The pro-criminalisation progressives maintain that the prime intent behind enacting a stringent law is not to punish the offender but to act as a deterrent. The prospect of three years in jail is necessary, they argue, to warn the Muslim husband that the sword he had so far held over his wife’s head will henceforth hang over his own. Simple: No one gives triple talaq, no one gets hurt, no one goes to jail.
On the other side, Bebaak Collective is staunchly opposed to criminalisation, not only because it sees it as a “vicious BJP ploy”, but also because it is opposed to the idea “in principle”. It argues that since marriage is a civil contract, the procedures to be followed on its breakdown should also be of civil nature only. It favours “civil redress mechanisms and restorative justice to ensure that Muslim women are able to negotiate for their rights both within and outside of the marriage”.
Many members of the organisation this writer represents too were inclined in principle to the criminalising of triple talaq as a necessary deterrent for an errant husband. However, the draconian provisions of the proposed bill make it unacceptable for several reasons. One, the harsh punishment defies the doctrine of proportionality.
Two, irrespective of the government’s intent three years in prison of the convicted husband will end up penalising the already aggrieved wife and children too. He will be fed, clothed and housed by the jail authorities. But minus his income, who will pay for the needs of his wife and children? Three, the draconian punishment cannot but aggravate the already acute insecurity and alienation of the Indian Muslim community — its womenfolk included — under the current regime. Four, given the widely acknowledged anti-Muslim bias in a section of the Indian police, where is the guarantee that the new law will not be deployed as yet another potent weapon against Muslim men?
All things considered, what would be in the best interests of justice to Muslim women is to invoke a secular law that already exists: Protection of Women from Domestic Violence Act (PWDVA), 2005. If justice to Muslim women rather than punishing Muslim men is the real objective, Parliament should pass a law unambiguously stating that the very utterance of the words “talaq, talaq, talaq” would amount to “domestic violence” as defined in the PWDVA.
Under the Act, the wide-ranging definition of domestic violence includes any act that “harms, or injures, or endangers the health, safety, life, limb or well-being, mental or physical, of an aggrieved person”. It protects women against “abuse”, whether physical, sexual, verbal, emotional or economic.
If calling a Dalit by his caste name with an intention to insult is an offence under the Scheduled Castes and Scheduled Tribes (Prevention of Atrocities) Act, there is every reason for the utterance of talaq-talaq-talaq to be deemed an offence under the PWDVA. The PWDVA was conceived as a law that ensures speedy relief — ideally within three months — to an aggrieved woman: Right to stay in the marital home, protection against violence, right to maintenance etc.

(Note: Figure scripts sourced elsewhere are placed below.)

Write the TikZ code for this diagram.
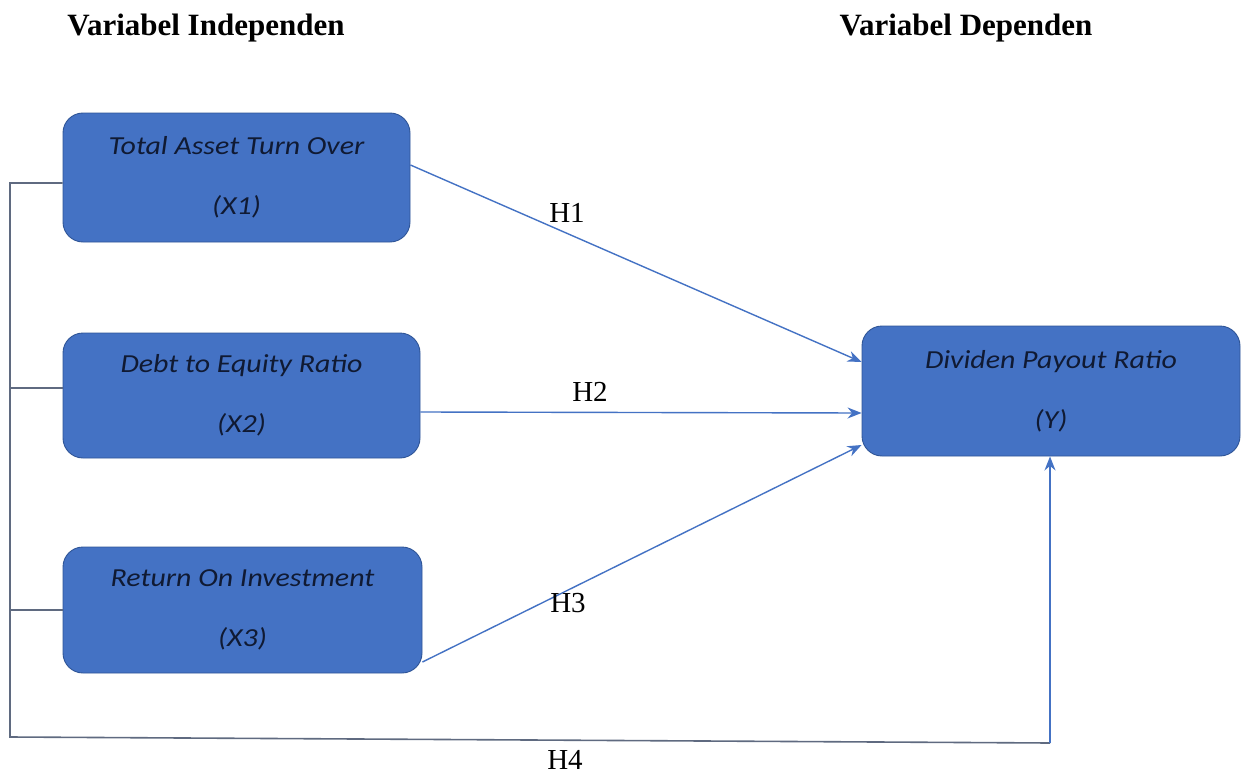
\documentclass[tikz,border=0pt]{standalone}
\usepackage{fontspec}
\setmainfont{Liberation Serif}
\newfontfamily\boxfont[FakeStretch=1.15]{Carlito}
\usepackage{tikz}
\usetikzlibrary{positioning,arrows.meta,calc}
\definecolor{cBox} {HTML}{4472C4}
\definecolor{cEdge}{HTML}{2F5597}
\definecolor{cText}{HTML}{101A33}
\definecolor{cLine}{HTML}{5F6A80}
\tikzset{
  >={Stealth[length=14pt,width=11pt]},
  vbox/.style={rounded corners=20pt,draw=cEdge,fill=cBox,line width=0.9pt,
               align=center,inner sep=0pt,text=cText,
               font=\boxfont\itshape\fontsize{26}{60}\selectfont},
  sar/.style ={->,line width=1.4pt,cBox},
  stie/.style={line width=1.6pt,cLine},
  shyp/.style={font=\fontsize{29}{30}\selectfont},
  shead/.style={font=\bfseries\fontsize{31}{34}\selectfont},
}
\begin{document}
\begin{tikzpicture}[x=1pt,y=-1pt]
        \useasboundingbox[fill=white] (0,0) rectangle (1243,776);
        \node[shead] (hind) at (206,28) {Variabel Independen};
        \node[shead] (hdep) at (966,28) {Variabel Dependen};
        \node[vbox,minimum width=347pt,minimum height=129pt] (x1) at (236.5,177.5) {Total Asset Turn Over\\(X1)};
        \node[vbox,minimum width=357pt,minimum height=125pt] (x2) at (241.5,395.5) {Debt to Equity Ratio\\(X2)};
        \node[vbox,minimum width=359pt,minimum height=126pt] (x3) at (242.5,610) {Return On Investment\\(X3)};
        \node[vbox,minimum width=378pt,minimum height=130pt] (y) at (1051,391) {Dividen Payout Ratio\\(Y)};
        % hypothesis arrows
        \draw[sar] ([yshift=12.5pt]x1.east) -- ([yshift=29pt]y.west);
        \draw[sar] ([yshift=-16.5pt]x2.east) -- ([yshift=-22pt]y.west);
        \draw[sar] ([yshift=-52pt]x3.east) -- ([yshift=-54pt]y.west);
        \node[shyp] (h1) at (567,213) {H1};
        \node[shyp] (h2) at (590,392) {H2};
        \node[shyp] (h3) at (568,603) {H3};
        % joint path
        \coordinate (bt) at (10,183);
        \coordinate (bl) at (10,737);
        \coordinate (br) at (1050,743);
        \draw[stie] ([yshift=-5.5pt]x1.west) -- (bt) -- (bl) -- (br);
        \draw[stie] ([yshift=7.5pt]x2.west) -- ++(-53pt,0);
        \draw[stie] (x3.west) -- ++(-53pt,0);
        \draw[sar] (br) -- (br |- y.south);
        \node[shyp] (h4) at (565,760) {H4};
\end{tikzpicture}
\end{document}
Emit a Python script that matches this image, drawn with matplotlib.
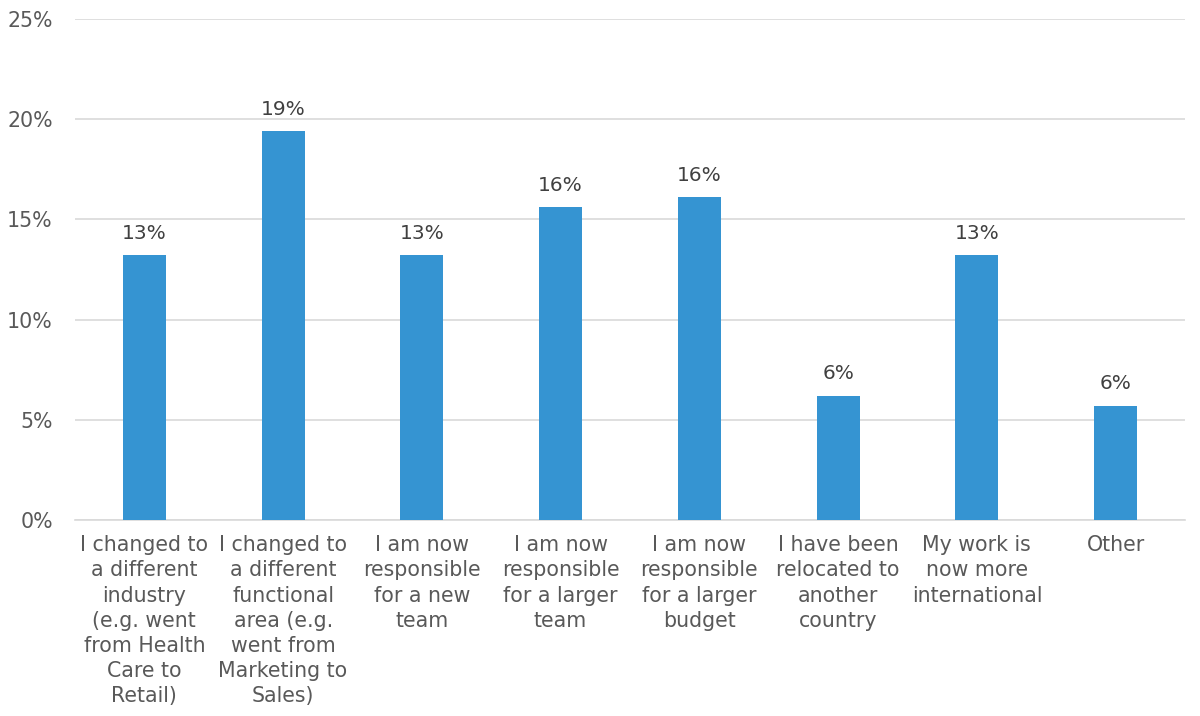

What’s more, she is provided the free services of a government-appointed “protection officer”. This saves her lawyer’s fees for which she often has no money.
The real beauty of the PWDVA lies in the fact that while civil in nature, it has a reasonably stringent penal provision built into it. Compliance with the magistrate’s order will ensure speedy relief for the wife and children. For the husband, too, it will mean saving on lawyer’s fees and avoiding the stigma of jail. Non-compliance with the magistrate’s orders will mean imprisonment of up to one year, or fine up to Rs 20,000, or both (Section 31 of the Act).